We must assume the Mets wouldn’t trade Wright to the Phillies or the Braves, both with a reported need for a third baseman. The Red Sox, however, are a different story as they are in the American League and no direct threat to the Mets.

That being said Wright has a greater value to the Mets than he would any other team. That could reduce his trade value to some degree.

Regarding Dickey, he has an extraordinary value to the Mets based on his story and what he did this year. The Mets shouldn’t be worried about his durability, but have to wonder if this season was a fluke. A journeyman throughout his career, Dickey had an ace-type season in 2012 winning 20 games.

Can he do it again?

That’s something everybody is wondering, including those teams that might want him. Do you break the bank for a pitcher who has had only three winning seasons since 2001?

When you factor all the circumstances surrounding Wright and Dickey, both have limitations that might make the return as lucrative as one might think.


10 thoughts on “What Is The Market For David Wright And R.A. Dickey?

  1. I agree that David is very good but not a franchise player. It is disappointing that he had the second half he did. The commentators were saying he started an upper cut he second half. One thing that was great was his defense. The Mets should keep him and pay the $100M because as RA said if they don’t it tells everyone they want to suck.

    As for RA they should sign him too. He is our ACE. If we want to get good it starts with pitching. The team should be able to afford these two players. If not they should sell the team. RA has been good for two years. Perhaps this is his high water mark, but he has control and knows how to pitch. He is also the only knuckler in the game. He is not a one hit wonder.

    I still think the Wilpons need to sell the team for the sake of the Mets and baseball.

  2. The “Wright had his best years hitting 5th and not 3rd/4th” is a myth. Wright’s two best seasons in years past were in 2007 and 2008. 2008 he hit almost exclusively 3rd. In 2007 he bounced around from 3rd, 4th, and 5th, mostly hitting 3rd and doing his best work that year while he hit 3rd (hitting near .370 with an OPS of 1.065) . Wright was also by far the Mets best hitter those years…so the idea of him just being a “complimentary” player those years is not true. Delgado in particular was pretty lousy in 2007…so he wasn’t the one keeping that team in contention.

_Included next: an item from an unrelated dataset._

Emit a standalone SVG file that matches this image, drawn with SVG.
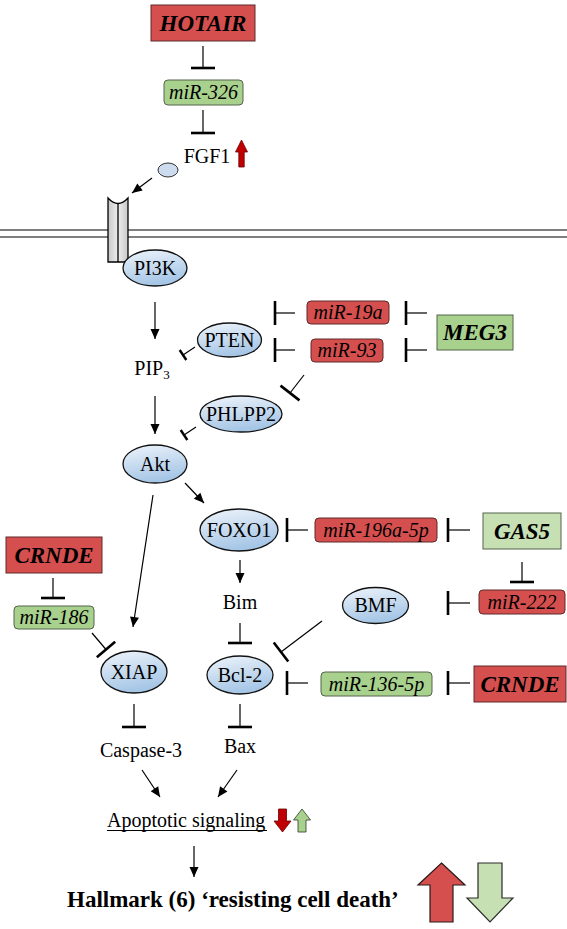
<svg xmlns="http://www.w3.org/2000/svg" width="567" height="929" viewBox="0 0 567 929">
<defs>
<linearGradient id="gBlue" x1="0" y1="0" x2="0.3" y2="1">
<stop offset="0" stop-color="#eef4fb"/>
<stop offset="1" stop-color="#a6c6e6"/>
</linearGradient>
<linearGradient id="gRec" x1="0" y1="0" x2="1" y2="0">
<stop offset="0" stop-color="#c8c8c8"/>
<stop offset="0.5" stop-color="#ededed"/>
<stop offset="1" stop-color="#c8c8c8"/>
</linearGradient>
<marker id="ah" markerUnits="userSpaceOnUse" markerWidth="10" markerHeight="10" viewBox="0 -5 10 10" refX="10" refY="0" orient="auto" overflow="visible">
<path d="M0,-4.5 L10,0 L0,4.5 Z" fill="#000"/>
</marker>
<marker id="tb" markerUnits="userSpaceOnUse" markerWidth="4" markerHeight="26" viewBox="-2 -13 4 26" refX="0" refY="0" orient="auto" overflow="visible">
<line x1="0" y1="-12" x2="0" y2="12" stroke="#000" stroke-width="2.6"/>
</marker>
<marker id="tbs" markerUnits="userSpaceOnUse" markerWidth="4" markerHeight="14" viewBox="-2 -7 4 14" refX="0" refY="0" orient="auto" overflow="visible">
<line x1="0" y1="-6" x2="0" y2="6" stroke="#000" stroke-width="2.4"/>
</marker>
</defs>
<style>
.lbl{font-family:"Liberation Serif","Times New Roman",serif;font-size:20px;fill:#000;text-anchor:middle}
.mir{font-family:"Liberation Serif","Times New Roman",serif;font-size:20px;font-style:italic;fill:#000;text-anchor:middle}
.lnc{font-family:"Liberation Serif","Times New Roman",serif;font-size:23px;font-style:italic;font-weight:bold;fill:#000;text-anchor:middle}
.red{fill:#d64f4f;stroke:#5e2b2b;stroke-width:1}
.grn{fill:#a9d18e;stroke:#55644a;stroke-width:1}
.lgrn{fill:#c6e0b4;stroke:#55644a;stroke-width:1}
.ell{fill:url(#gBlue);stroke:#111;stroke-width:1.3}
.act{fill:none;stroke:#000;stroke-width:1.2;marker-end:url(#ah)}
.inh{fill:none;stroke:#000;stroke-width:1.2;marker-end:url(#tb)}
.inhs{fill:none;stroke:#000;stroke-width:1.2;marker-end:url(#tbs)}
</style>
<rect width="567" height="929" fill="#fff"/>

<g id="membrane">
<line x1="0" y1="230" x2="567" y2="230" stroke="#555" stroke-width="1.3"/>
<line x1="0" y1="237" x2="567" y2="237" stroke="#555" stroke-width="1.3"/>
</g>

<g id="connectors">
<line class="inh" x1="203" y1="46" x2="203" y2="68"/>
<line class="inh" x1="203" y1="110" x2="203" y2="133"/>
<line class="act" x1="152" y1="178" x2="132" y2="193"/>
<line class="act" x1="155" y1="302" x2="155" y2="339"/>
<line class="inhs" x1="195" y1="347" x2="183" y2="355"/>
<line class="inh" x1="295" y1="313" x2="275" y2="313"/>
<line class="inh" x1="295" y1="350" x2="275" y2="350"/>
<line class="inh" x1="427" y1="313" x2="406" y2="313"/>
<line class="inh" x1="427" y1="350" x2="406" y2="350"/>
<line class="inh" x1="304" y1="375" x2="290" y2="393"/>
<line class="act" x1="155" y1="396" x2="155" y2="434"/>
<line class="inhs" x1="196" y1="427" x2="184" y2="435"/>
<line class="act" x1="185" y1="483" x2="204" y2="503"/>
<line class="act" x1="153" y1="495" x2="133" y2="627"/>
<line class="inh" x1="308" y1="530" x2="287" y2="530"/>
<line class="inh" x1="470" y1="530" x2="448" y2="530"/>
<line class="inh" x1="522" y1="562" x2="522" y2="582"/>
<line class="inh" x1="470" y1="603" x2="448" y2="603"/>
<line class="act" x1="240" y1="560" x2="240" y2="583"/>
<line class="inh" x1="240" y1="623" x2="240" y2="643"/>
<line class="inh" x1="322" y1="621" x2="281" y2="652"/>
<line class="inh" x1="308" y1="683" x2="287" y2="683"/>
<line class="inh" x1="470" y1="683" x2="448" y2="683"/>
<line class="inh" x1="53" y1="578" x2="53" y2="598"/>
<line class="inh" x1="92" y1="633" x2="106" y2="649.5"/>
<line class="inh" x1="134" y1="704" x2="134" y2="727"/>
<line class="inh" x1="240" y1="704" x2="240" y2="727"/>
<line class="act" x1="142" y1="770" x2="160" y2="797"/>
<line class="act" x1="237" y1="770" x2="218" y2="797"/>
<line class="act" x1="194" y1="846" x2="194" y2="877"/>
</g>

<g id="HOTAIR"><rect class="red" x="151" y="5" width="104" height="36"/><text class="lnc" x="203" y="31">HOTAIR</text></g>
<g id="miR-326"><rect class="grn" x="164" y="80" width="79" height="25" rx="4"/><text class="mir" x="203.5" y="99">miR-326</text></g>
<g id="FGF1">
<text class="lbl" x="207" y="163">FGF1</text>
<path d="M241.5,140 L247.5,152 L244.2,152 L244.2,167 L238.8,167 L238.8,152 L235.5,152 Z" fill="#c00000" stroke="#6b0000" stroke-width="0.8"/>
</g>
<g id="FGF1-ligand"><ellipse cx="168" cy="170" rx="10" ry="7" fill="#cddbee" stroke="#333" stroke-width="1"/></g>
<g id="receptor">
<path d="M108,198 Q118,209 128,198 L128,262 L108,262 Z" fill="url(#gRec)" stroke="#000" stroke-width="1.3"/>
<line x1="118" y1="203.5" x2="118" y2="262" stroke="#000" stroke-width="1.3"/>
</g>
<g id="PI3K"><ellipse class="ell" cx="155" cy="268" rx="32" ry="18"/><text class="lbl" x="155" y="275">PI3K</text></g>
<g id="PTEN"><ellipse class="ell" cx="229.5" cy="340" rx="32" ry="17"/><text class="lbl" x="229.5" y="347">PTEN</text></g>
<g id="PIP3"><text class="lbl" x="152" y="375">PIP<tspan font-size="13" dy="4">3</tspan></text></g>
<g id="miR-19a"><rect class="red" x="307" y="301" width="82" height="23" rx="4"/><text class="mir" x="348" y="319">miR-19a</text></g>
<g id="miR-93"><rect class="red" x="311" y="339" width="72" height="23" rx="4"/><text class="mir" x="347" y="357">miR-93</text></g>
<g id="MEG3"><rect class="grn" x="437" y="315" width="76" height="35"/><text class="lnc" x="475" y="340">MEG3</text></g>
<g id="PHLPP2"><ellipse class="ell" cx="241" cy="414" rx="41" ry="18"/><text class="lbl" x="241" y="421">PHLPP2</text></g>
<g id="Akt"><ellipse class="ell" cx="155" cy="464" rx="32" ry="19"/><text class="lbl" x="155" y="471">Akt</text></g>
<g id="FOXO1"><ellipse class="ell" cx="239" cy="530" rx="39" ry="21"/><text class="lbl" x="239" y="537">FOXO1</text></g>
<g id="miR-196a-5p"><rect class="red" x="315" y="518" width="122" height="24" rx="4"/><text class="mir" x="376" y="537">miR-196a-5p</text></g>
<g id="GAS5"><rect class="lgrn" x="483" y="513" width="78" height="36"/><text class="lnc" x="522" y="539">GAS5</text></g>
<g id="miR-222"><rect class="red" x="479" y="590" width="86" height="24" rx="4"/><text class="mir" x="522" y="609">miR-222</text></g>
<g id="BMF"><ellipse class="ell" cx="375.5" cy="605.5" rx="33" ry="18"/><text class="lbl" x="375.5" y="612">BMF</text></g>
<g id="Bim"><text class="lbl" x="240" y="609">Bim</text></g>
<g id="Bcl-2"><ellipse class="ell" cx="240" cy="675" rx="33" ry="19"/><text class="lbl" x="240" y="682">Bcl-2</text></g>
<g id="miR-136-5p"><rect class="grn" x="321" y="672" width="111" height="24" rx="4"/><text class="mir" x="376.5" y="691">miR-136-5p</text></g>
<g id="CRNDE-right"><rect class="red" x="474" y="666" width="92" height="36"/><text class="lnc" x="520" y="692">CRNDE</text></g>
<g id="CRNDE-left"><rect class="red" x="6" y="537" width="96" height="36"/><text class="lnc" x="54" y="563">CRNDE</text></g>
<g id="miR-186"><rect class="grn" x="14" y="606" width="80" height="23" rx="4"/><text class="mir" x="54" y="624">miR-186</text></g>
<g id="XIAP"><ellipse class="ell" cx="134" cy="672" rx="33" ry="21"/><text class="lbl" x="134" y="679">XIAP</text></g>
<g id="Caspase-3"><text class="lbl" x="141" y="757">Caspase-3</text></g>
<g id="Bax"><text class="lbl" x="240" y="753">Bax</text></g>
<g id="apoptotic">
<text class="lbl" x="107" y="827" style="text-anchor:start">Apoptotic signaling</text>
<line x1="107" y1="830.5" x2="267" y2="830.5" stroke="#000" stroke-width="1"/>
<path d="M278.5,809 L286.5,809 L286.5,821 L291,821 L282.5,832 L274,821 L278.5,821 Z" fill="#c00000" stroke="#6b0000" stroke-width="0.8"/>
<path d="M302,809 L310.5,820 L306,820 L306,832 L298,832 L298,820 L293.5,820 Z" fill="#a9d18e" stroke="#3d4d33" stroke-width="0.9"/>
</g>
<g id="hallmark">
<text x="67" y="907" font-family="'Liberation Serif','Times New Roman',serif" font-size="23" font-weight="bold" fill="#000">Hallmark (6) ‘resisting cell death’</text>
<path d="M441.5,863 L465,885 L453,885 L453,922 L430,922 L430,885 L418,885 Z" fill="#d64f4f" stroke="#2a1a1a" stroke-width="1.2"/>
<path d="M478,863 L502,863 L502,898 L513,898 L490,922 L467,898 L478,898 Z" fill="#c6e0b4" stroke="#2a2a2a" stroke-width="1.2"/>
</g>
</svg>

    Despite some issues with the move to Citi and some problems in 2009 and 2011 during years he spend a good chunk of time hitting 3rd, Wright’s numbers are pretty similar regardless of where he hits.
    3rd: .298/.386/.494/.879
    4th: .309/.384/.514/.898
    5th: .304/.379/.517/.897

    And Wright was very good this year. Probably the 3rd best year of his career….though one can argue its his second best year, only behind his 2007. You can’t just look at HRs and RBIs to evaluate a player. There is much more to hitting that just mashing HRs (Wright’s not even a prototypical “HR hitter” anyway) and RBIs are extremely team dependent. You don’t even have to look much further than Ike Davis this year to see how the team around you can influence RBI. I don’t think anyone would argue against the statement that Ike Davis performed much better in the second half than the first. But he actually had a several more RBI and a slightly better RBI per PA rate in the first half than the second.

    • this is a well reasoned analysis of David and his value to the team.
      I too am tired of the meme that he was only good because of Beltran and Delgado. Delgado had some poor seasons while David did well. And David had strong september in 2007 while the rest of the team did not.
      As for him being more valuable to the Mets than other teams, that is flawed as well. Outside of Longoria and Zimmerman, name me another third baseman that is as good as David? There are numerous teams that would love to plug him into their lineup.

      • I think the criticism is not that David is not good. He is. He is very good.

        The criticism is that unlike a handful of players he cannot drive the team. There are hitters that you have to pitch around that when you have to pitch to them they more often than not hurt you.

        As good a hitter as David is I do not think he is one of those players. Strawberry was one of those players. His problem is that he was not consistent enough. There were months when he just carried the team. He would then disappear for a while. As I say above you should keep him. His defense was stellar this year. In years past he could catch the ball but frequently threw it away. He is not throwing it away anymore.

      • Ed: Wright does have a value to the Mets that transcends his production on the field. He has a public relations and marketing value. If the Mets commit to him that’s a sign they are serious about contending. If they let him go, what does that tell you? So, there is a value. … BTW: Miguel Cabrera and Adrian Beltre aren’t slouches at third.-JD

        • I did forget Cabrera, HUGE oversight.
          Beltre is much older than David. And his career has been up and down.
          Yes, he has that extra value to the Mets, but I would say pretty much any other team would like to have him, save for the Nats, Tigers, Rays and a couple of others.
          BTW, I want him here.

    • nym: Thank you for your thoughtful response. Your numbers support you very well. … The thing with numbers is you can make them read anyway you want. … I reject the notion RBI are irrelevant, as they directly relate to winning and losing. Boiled down, the game is about outscoring the opposition and you do that with runs. RBI is about driving in runs. …My assertion that Wright’s best years were hitting fifth is based on the complementary support. The Mets of 2006 were balanced offensively and part of that is having Beltran and Delgado in the lineup also. … Thanks again for your comment and I hope you come back again.-JD

      • John, RBI is a function of the team around the player. You can have an awesome player, but if there is nobody on base when he hits, his RBI numbers will suffer. That is why other stats should be used in conjunction with RBI to help paint a complete picture of the player. The days of relying on RBI only should be in the past.
        RUNS relate to winning and losing, not just RBI, but runs scored as well. So again, if a player is getting on base, but the other guys behind him are not driving him in, that stat will suffer.